Insurgents-Government
- Supporters of Gustav III (Opposition to Parliamentary Rule): The Riksdag of the Estates (Government)

Commanders and leaders
- Jacob Magnus Sprengtporten Georg Magnus Sprengtporten: Carl Björnberg (POW) Christian Reuterholm (POW)

Strength
- 780-800 men: Unknown

= Jacob Magnus Sprengtporten's revolt =

Military revolt in Finland in 1772

Jacob Magnus Sprengtporten's revolt was an armed rebellion that took place in Finland in 1772, it was commanded by Jacob Magnus Sprengtporten who aimed to secure it for Gustav III's coup d'état.

== Background ==
In 1718, after the death of Charles XII in Norway, the Age of Liberty in Sweden had officially begun, resulting in a shift away from authoritarianism. However, in 1772, the Swedish king, Gustav III, organized a coup which would allow him to become an absolute monarch, the original plans were moslty made by Jacob Magnus Sprengtporten.

=== Plan ===
Several different coup plans were presented by Sprengtporten, one where during the coronation of Gustav III, the king would place himself at the head of the Uppland garrison who were summoned to the festivities to force a regime change, however Gustav III hesitated to this plan.

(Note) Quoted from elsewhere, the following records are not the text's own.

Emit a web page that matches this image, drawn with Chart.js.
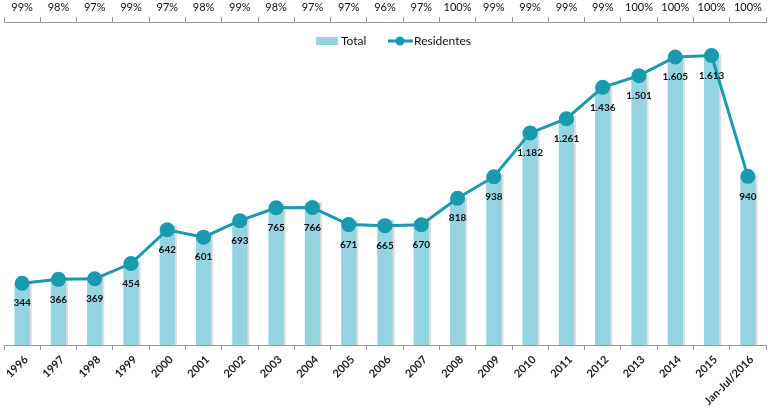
<!DOCTYPE html>
<html>
<head>
<meta charset="utf-8">
<script src="https://cdn.jsdelivr.net/npm/chart.js@4"></script>
<style>
  html, body { margin: 0; padding: 0; background: #fff; }
  #wrap { width: 768px; height: 412px; }
</style>
</head>
<body>
<div id="wrap"><canvas id="chart" width="768" height="412"></canvas></div>
<script>
// Categories and series
const years = ["1996", "1997", "1998", "1999", "2000", "2001", "2002", "2003", "2004", "2005", "2006",
    "2007", "2008", "2009", "2010", "2011", "2012", "2013", "2014", "2015", "Jan-Jul/2016"];
const total = [347, 373, 380, 459, 662, 613, 700, 781, 790, 692, 693, 691, 818, 947, 1194, 1274, 1451, 1501, 1605, 1613, 940];
const residentes = [344, 366, 369, 454, 642, 601, 693, 765, 766, 671, 665, 670, 818, 938, 1182, 1261, 1436, 1501, 1605, 1613, 940];
const shares = ["99%", "98%", "97%", "99%", "97%", "98%", "99%", "98%", "97%", "97%", "96%",
    "97%", "100%", "99%", "99%", "99%", "99%", "100%", "100%", "100%", "100%"];

const barColor = "#93d4e0";
const lineColor = "#1a9aae";
const font = "Lato, 'Open Sans', sans-serif";

// Thousands separator with a dot, as in the original
function fmt(v) {
    return String(v).replace(/\B(?=(\d{3})+(?!\d))/g, ".");
}

// Light shadow on the right side of each bar
const barShadow = {
    id: "barShadow",
    beforeDatasetsDraw(chart) {
        const meta = chart.getDatasetMeta(0);
        const ctx = chart.ctx;
        ctx.save();
        ctx.fillStyle = "rgba(200,190,195,0.55)";
        meta.data.forEach(bar => {
            ctx.fillRect(bar.x - bar.width / 2 + 2, bar.y - 1, bar.width, bar.base - bar.y + 1);
        });
        ctx.restore();
    }
};

// Value labels under the line points
const pointLabels = {
    id: "pointLabels",
    afterDatasetsDraw(chart) {
        const meta = chart.getDatasetMeta(1);
        const ctx = chart.ctx;
        ctx.save();
        ctx.font = "bold 10px " + font;
        ctx.fillStyle = "#111";
        ctx.textAlign = "center";
        ctx.textBaseline = "middle";
        meta.data.forEach((pt, i) => {
            ctx.fillText(fmt(residentes[i]), pt.x, pt.y + 20);
        });
        ctx.restore();
    }
};

// Legend sitting inside the plot, under the top axis
const innerLegend = {
    id: "innerLegend",
    afterDraw(chart) {
        const ctx = chart.ctx;
        const y = chart.chartArea.top + 19;
        ctx.save();
        ctx.font = "12px " + font;
        ctx.textBaseline = "middle";
        ctx.textAlign = "left";
        // Total
        ctx.fillStyle = barColor;
        ctx.fillRect(316, y - 4, 22, 8);
        ctx.fillStyle = "#111";
        ctx.fillText(chart.data.datasets[0].label, 341, y);
        // Residentes
        ctx.strokeStyle = lineColor;
        ctx.lineWidth = 3;
        ctx.beginPath(); ctx.moveTo(388, y); ctx.lineTo(413, y); ctx.stroke();
        ctx.fillStyle = lineColor;
        ctx.beginPath(); ctx.arc(400, y, 4.5, 0, Math.PI * 2); ctx.fill();
        ctx.fillStyle = "#111";
        ctx.fillText(chart.data.datasets[1].label, 414, y);
        ctx.restore();
    }
};

function clearPad(s) {
    s.paddingLeft = 0;
    s.paddingRight = 0;
}

const ctx = document.getElementById("chart").getContext("2d");
new Chart(ctx, {
    data: {
        labels: years,
        datasets: [
            {
                type: "bar",
                label: "Total",
                data: total,
                backgroundColor: barColor,
                barPercentage: 0.42,
                categoryPercentage: 1,
                order: 2
            },
            {
                type: "line",
                label: "Residentes",
                data: residentes,
                borderColor: lineColor,
                backgroundColor: lineColor,
                borderWidth: 3,
                pointRadius: 6,
                pointHoverRadius: 6,
                tension: 0,
                order: 1
            }
        ]
    },
    options: {
        responsive: false,
        animation: false,
        layout: { autoPadding: false, padding: { left: 4, right: 2, top: 0, bottom: 0 } },
        plugins: {
            tooltip: { enabled: false },
            legend: { display: false }
        },
        scales: {
            x: {
                type: "category",
                position: "bottom",
                offset: true,
                grid: { drawOnChartArea: false, offset: true, tickLength: 5, color: "#9a9a9a" },
                border: { color: "#9a9a9a" },
                ticks: {
                    autoSkip: false,
                    maxRotation: 45,
                    minRotation: 45,
                    padding: 3,
                    labelOffset: 4,
                    color: "#222",
                    font: { family: font, size: 11, weight: "bold" }
                },
                afterFit(s) { clearPad(s); s.height = 67; }
            },
            x2: {
                type: "category",
                position: "top",
                labels: shares,
                offset: true,
                grid: { drawOnChartArea: false, offset: true, tickLength: 5, color: "#9a9a9a" },
                border: { color: "#9a9a9a" },
                ticks: {
                    autoSkip: false,
                    maxRotation: 0,
                    color: "#111",
                    padding: 3,
                    font: { family: font, size: 11 }
                },
                afterFit(s) { clearPad(s); s.height = 22; }
            },
            y: {
                display: false,
                min: 0,
                max: 1800
            }
        }
    },
    plugins: [barShadow, pointLabels, innerLegend]
});
</script>
</body>
</html>
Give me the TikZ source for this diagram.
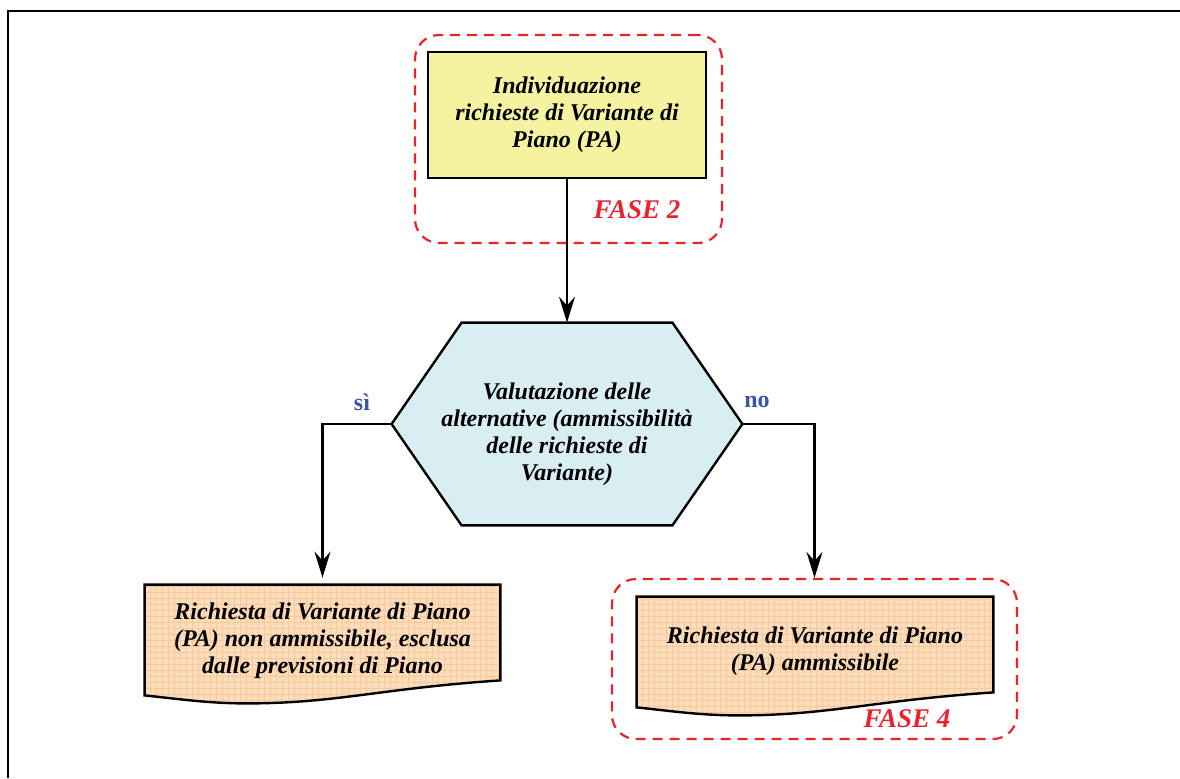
\documentclass[tikz,border=0pt]{standalone}
\usepackage{fontspec}
\setmainfont{Liberation Serif}
\usetikzlibrary{arrows.meta,backgrounds,patterns}
\definecolor{yellowbox}{HTML}{F6F3A0}
\definecolor{hexfill}{HTML}{D8EEF3}
\definecolor{docfill}{HTML}{FCDDBD}
\definecolor{docgrid}{HTML}{F8C898}
\definecolor{fasered}{HTML}{E8232D}
\definecolor{labelblue}{HTML}{3D55A5}
% document shape with wavy bottom, drawn round a named node
\newcommand{\docshape}[1]{%
  \path[docbox] (#1.north west) -- (#1.north east) -- (#1.south east)
    .. controls +(-60pt,-4pt) and +(45pt,0pt) .. ([xshift=51pt,yshift=-11.5pt]#1.south west)
    .. controls +(-20pt,0pt) and +(15pt,-1.5pt) .. ([yshift=-7.5pt]#1.south west) -- cycle;}
\begin{document}
\begin{tikzpicture}[x=0.5pt, y=-0.5pt,
        every node/.style = {align=center, inner sep=2pt,
        font=\bfseries\itshape\fontsize{12}{13.5}\selectfont},
        arr/.style = {line width=1.1pt, -{Stealth[length=13pt,width=8pt,inset=4.5pt]}},
        phase/.style = {draw=fasered, line width=1.1pt, dash pattern=on 5pt off 3.5pt,
        rounded corners=12pt, inner sep=0pt},
        fase/.style = {text=fasered, font=\bfseries\itshape\fontsize{13.5}{16}\selectfont},
        answer/.style = {text=labelblue, font=\bfseries\fontsize{12}{14}\selectfont},
        hexbox/.style = {draw, line width=1.2pt, fill=hexfill},
        docbox/.style = {draw, line width=1.2pt, preaction={fill=docfill},
        pattern=grid, pattern color=docgrid}]
    \useasboundingbox (0,0) rectangle (1180,778);
    \draw[line width=0.8pt] (1180,11) -- (8,11) -- (8,778);

    \node[phase, minimum width=153.5pt, minimum height=104pt] (f2) at (568.5,139) {};
    \node[phase, minimum width=202.5pt, minimum height=80pt] (f4) at (814.5,659) {};
    \node[fase] (fase2) at (637,210) {FASE 2};
    \node[fase] (fase4) at (907,719) {FASE 4};

    \node[draw, line width=1.2pt, fill=yellowbox, minimum width=139pt, minimum height=63pt]
        (ind) at (567,115) {Individuazione\\richieste di Variante di\\Piano (PA)};
    \node[minimum width=175pt, minimum height=101pt] (val) at (567,424) {};
    \node[minimum width=177.5pt, minimum height=47.5pt] (ko) at (322.5,632.5) {};
    \node[minimum width=178pt, minimum height=47.5pt] (ok) at (815,644.5) {};

    \begin{scope}[on background layer]
        \path[hexbox] (val.west) -- ([xshift=35pt]val.north west) -- ([xshift=-35pt]val.north east)
            -- (val.east) -- ([xshift=-35pt]val.south east) -- ([xshift=35pt]val.south west) -- cycle;
        \docshape{ko}
        \docshape{ok}
    \end{scope}

    \node (valtext) at ([yshift=-5pt]val.center)
        {Valutazione delle\\alternative (ammissibilità\\delle richieste di\\Variante)};
    \node (kotext) at ([yshift=-4pt]ko.center)
        {Richiesta di Variante di Piano\\(PA) non ammissibile, esclusa\\dalle previsioni di Piano};
    \node (oktext) at ([yshift=-3.5pt]ok.center)
        {Richiesta di Variante di Piano\\(PA) ammissibile};

    \node[answer] (si) at (362,402) {sì};
    \node[answer] (no) at (757,402) {no};

    \draw[arr] (ind.south) -- (val.north);
    \draw[arr, shorten >=3.5pt] (val.west) -| (ko.north);
    \draw[arr] (val.east) -| (f4.north);
\end{tikzpicture}
\end{document}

In May, Sprengtporten presented his final plan to Gustav III. According to the plan, the rebellion would begin in Finland, where Sprengtporten had influence and preparations would mostly go unnoticed. He would force the Sveaborg garrison to support the king and then sail over to Stockholm to seize power. The king liked the plan and Sprengtporten departed to Finland on 29 July.

== Revolt ==
Jacob Magnus Sprengtporten arrived at Porvoo (Borgå) on 12–13 August 1772, and executed the plan. During his journey to Sveaborg, his brother Georg Magnus Sprengtporten led an armed capture of Porvoo. The citizens of Porvoo swore allegiance to Gustav III but the clergy did not. Sprengtporten landed at Sveaborg four days later with 60 dragoons undetected and arrested the commander, Carl Björnberg, was quickly arrested and the officers and soldiers were persuaded to join the revolt. Sprengtporten then went to Helsinki and convinced the military and population to swear allegiance to the king after capturing the city.

The revolt later spread to more parts of Finland, Councillor of the Realm Christian Reuterholm was arrested on his property in Uusimaa. Postal services going from Åland to Sweden were also cut off. Only at Turku (Åbo) did Sprengtporten face some resistance. After capturing Helsinki, he sailed to Stockholm with 780-800 men intending to support the king in his seizure of the city. However, strong headwinds made the journey difficult and once he arrived on 7 September, the king had already seized power on 19 August.

== Aftermath ==

Sprengtporten was rewarded for his actions in the coup. He received a promotion to Lieutenant General and was appointed head of the lifeguard, simultaneously he was also awarded the Commander's Badge of the Order of the Sword with the large cross. After Augustin Ehrensvärd's death in 1772 he was appointed leader of the fortification works in Finland. When he was proposed as the commander-in-chief of the troops in Finland in 1773, he declined the proposal since he did not have the full support of the war council for his plans.